• [Exercise goal] Pictures in the data below are not part of the copy; transcribe everything else exactly.

• [Given material]
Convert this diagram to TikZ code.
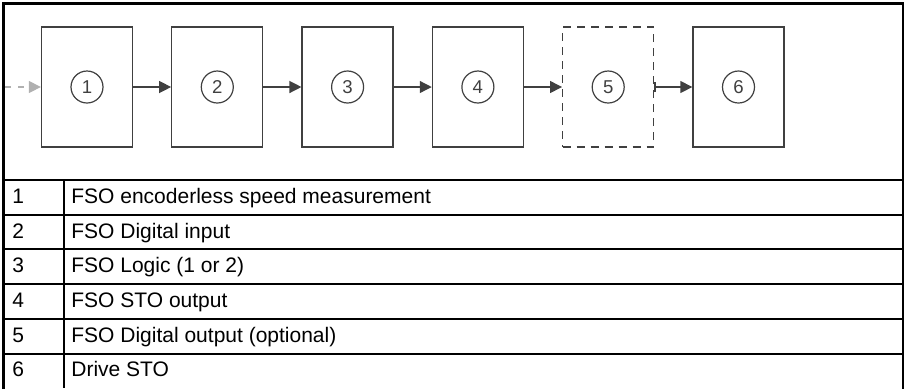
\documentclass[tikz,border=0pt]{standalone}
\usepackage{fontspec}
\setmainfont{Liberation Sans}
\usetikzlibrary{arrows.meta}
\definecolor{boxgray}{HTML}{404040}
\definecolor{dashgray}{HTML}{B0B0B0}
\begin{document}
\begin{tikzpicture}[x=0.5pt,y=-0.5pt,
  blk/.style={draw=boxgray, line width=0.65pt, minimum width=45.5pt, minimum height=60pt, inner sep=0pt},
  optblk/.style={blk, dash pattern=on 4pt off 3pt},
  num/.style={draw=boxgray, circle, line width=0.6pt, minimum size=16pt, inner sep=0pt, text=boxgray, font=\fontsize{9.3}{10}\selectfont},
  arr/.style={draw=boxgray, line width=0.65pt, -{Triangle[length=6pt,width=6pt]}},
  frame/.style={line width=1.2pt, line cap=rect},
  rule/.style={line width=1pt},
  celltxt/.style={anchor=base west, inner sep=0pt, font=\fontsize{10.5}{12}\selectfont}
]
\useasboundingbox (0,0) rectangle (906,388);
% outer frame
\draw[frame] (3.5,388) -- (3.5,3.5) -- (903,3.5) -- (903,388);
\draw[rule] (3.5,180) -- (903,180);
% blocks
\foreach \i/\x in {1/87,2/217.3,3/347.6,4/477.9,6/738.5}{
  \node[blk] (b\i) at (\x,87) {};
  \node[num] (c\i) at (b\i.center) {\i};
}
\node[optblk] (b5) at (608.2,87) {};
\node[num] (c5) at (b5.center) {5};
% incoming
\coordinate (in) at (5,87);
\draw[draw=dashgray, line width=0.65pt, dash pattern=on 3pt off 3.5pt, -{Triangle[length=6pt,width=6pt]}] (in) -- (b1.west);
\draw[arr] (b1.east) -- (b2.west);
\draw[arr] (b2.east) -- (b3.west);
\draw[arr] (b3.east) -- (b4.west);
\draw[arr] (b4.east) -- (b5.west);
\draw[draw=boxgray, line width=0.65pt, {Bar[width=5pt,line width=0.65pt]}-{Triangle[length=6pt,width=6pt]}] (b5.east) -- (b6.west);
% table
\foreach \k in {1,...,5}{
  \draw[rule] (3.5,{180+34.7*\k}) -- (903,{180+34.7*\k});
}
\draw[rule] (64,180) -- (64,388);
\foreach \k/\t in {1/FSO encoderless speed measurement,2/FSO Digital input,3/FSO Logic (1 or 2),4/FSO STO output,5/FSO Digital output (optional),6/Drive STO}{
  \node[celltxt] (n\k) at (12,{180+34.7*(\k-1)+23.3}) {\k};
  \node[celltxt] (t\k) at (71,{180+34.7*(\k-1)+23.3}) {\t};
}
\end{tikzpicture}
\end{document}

• [In response]
Convert this diagram to TikZ code.
\documentclass[tikz,border=0pt]{standalone}
\usepackage{fontspec}
\setmainfont{Liberation Sans}
\usetikzlibrary{arrows.meta}
\definecolor{boxgray}{HTML}{404040}
\definecolor{dashgray}{HTML}{B0B0B0}
\begin{document}
\begin{tikzpicture}[x=0.5pt,y=-0.5pt,
  blk/.style={draw=boxgray, line width=0.65pt, minimum width=45.5pt, minimum height=60pt, inner sep=0pt},
  optblk/.style={blk, dash pattern=on 4pt off 3pt},
  num/.style={draw=boxgray, circle, line width=0.6pt, minimum size=16pt, inner sep=0pt, text=boxgray, font=\fontsize{9.3}{10}\selectfont},
  arr/.style={draw=boxgray, line width=0.65pt, -{Triangle[length=6pt,width=6pt]}},
  frame/.style={line width=1.2pt, line cap=rect},
  rule/.style={line width=1pt},
  celltxt/.style={anchor=base west, inner sep=0pt, font=\fontsize{10.5}{12}\selectfont}
]
\useasboundingbox (0,0) rectangle (906,388);
% outer frame
\draw[frame] (3.5,388) -- (3.5,3.5) -- (903,3.5) -- (903,388);
\draw[rule] (3.5,180) -- (903,180);
% blocks
\foreach \i/\x in {1/87,2/217.3,3/347.6,4/477.9,6/738.5}{
  \node[blk] (b\i) at (\x,87) {};
  \node[num] (c\i) at (b\i.center) {\i};
}
\node[optblk] (b5) at (608.2,87) {};
\node[num] (c5) at (b5.center) {5};
% incoming
\coordinate (in) at (5,87);
\draw[draw=dashgray, line width=0.65pt, dash pattern=on 3pt off 3.5pt, -{Triangle[length=6pt,width=6pt]}] (in) -- (b1.west);
\draw[arr] (b1.east) -- (b2.west);
\draw[arr] (b2.east) -- (b3.west);
\draw[arr] (b3.east) -- (b4.west);
\draw[arr] (b4.east) -- (b5.west);
\draw[draw=boxgray, line width=0.65pt, {Bar[width=5pt,line width=0.65pt]}-{Triangle[length=6pt,width=6pt]}] (b5.east) -- (b6.west);
% table
\foreach \k in {1,...,5}{
  \draw[rule] (3.5,{180+34.7*\k}) -- (903,{180+34.7*\k});
}
\draw[rule] (64,180) -- (64,388);
\foreach \k/\t in {1/FSO encoderless speed measurement,2/FSO Digital input,3/FSO Logic (1 or 2),4/FSO STO output,5/FSO Digital output (optional),6/Drive STO}{
  \node[celltxt] (n\k) at (12,{180+34.7*(\k-1)+23.3}) {\k};
  \node[celltxt] (t\k) at (71,{180+34.7*(\k-1)+23.3}) {\t};
}
\end{tikzpicture}
\end{document}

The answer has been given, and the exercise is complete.